Batch numbers and quantity records of packaging material, chemical, raw material and products tell the inventory of each stock and could be used to monitor the First in First Out (FIFO) system. FIFO syterm should be implemented in every storage to maintain the quality, especially food product as each product has shelf life.  In this system, The earlier processed/received item should be managed in advance then the later processed/received item.
 
 
 
Date records tell when does certain controls or actions have been done.  For example, there are records about Food handlers’ training and health inspection records. This date records shows if the tasks had been done. Besides, the calibration date of measuring device is showing when the calibration is done and when the validity ends. With this record, QCs can check whether the task had been completed and when QCs should arrange next calibration.  There date record can assist QC to initiate actions to comply Food Safety Assurance program’s requirement.     
 
Checklist records provide useful information and support to everybody anytime when QCs want to initiate inspection, review and investigation, or to determine the further actions in production.  Each checklist shoudl have a title and a checklist name for easy retrieving. Besides, every checklist should be signed by an executor (normally QC) and a verifier (Normally Quality Assurance (QA) manager or boss) , as verification.
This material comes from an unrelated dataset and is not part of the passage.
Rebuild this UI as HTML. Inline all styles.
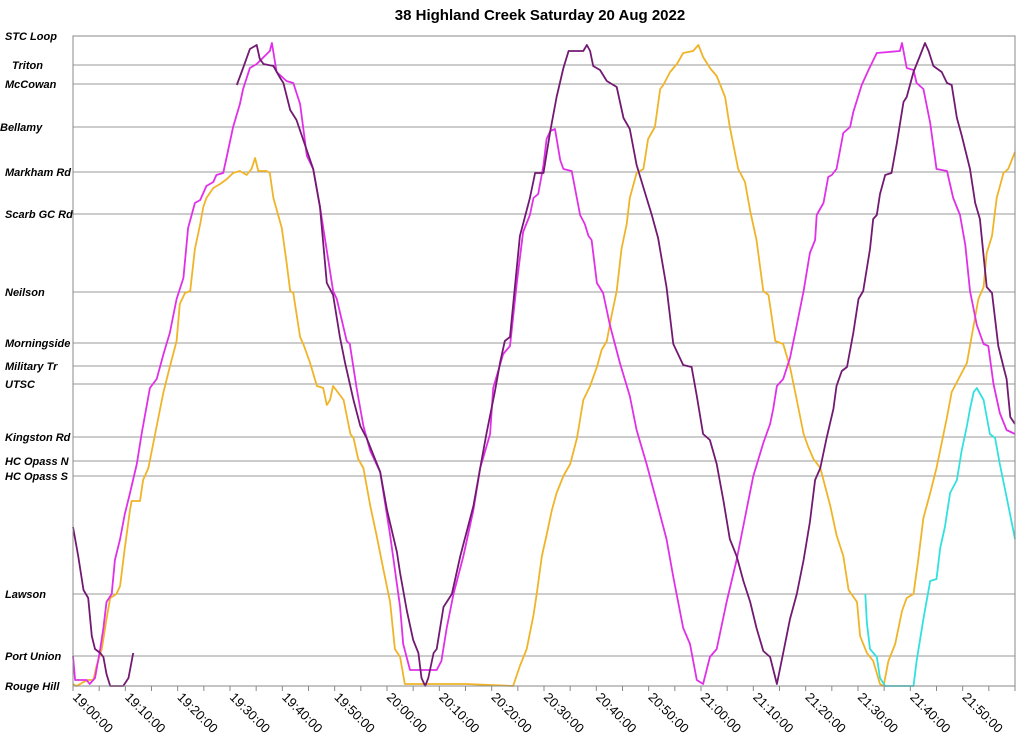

The verifier should then file the checklist according to the title and checklist number. Well, would it accumulate a lot of document? Actually, you just need to keep the checklist as long as the product shelf life. For example, frozen sea product has the shelf life of 18 months. So, we keep the document for 18 months. After that, we reuse the document for checklist (photocoping the checklist on the back side of the record) .  Some people ask, why keeping that long? After food product is marketed, if someday certain batch of food product’s quality and food safety is being doubt and Health Department request to investigate, the QA manager can then retrieve the relevant checklist record to initiate investigation recorded checklist should be named with proper name and checklist number and to be signed by an executor and a verifier.  After that, Quality Assurance Manager should file it properly, according to the title, for easy retrieving.  Every checklist should be kept as long as the shelf life of the product batch so that when there is a need to investigate on certain product batch, QA Manager has the supporting document to do it.
 
Records could be a very important supporting document when handling audits, customer complaint and product recall as every records show important information.  Therefore, the quality team should record checklist well and precisely in every findings.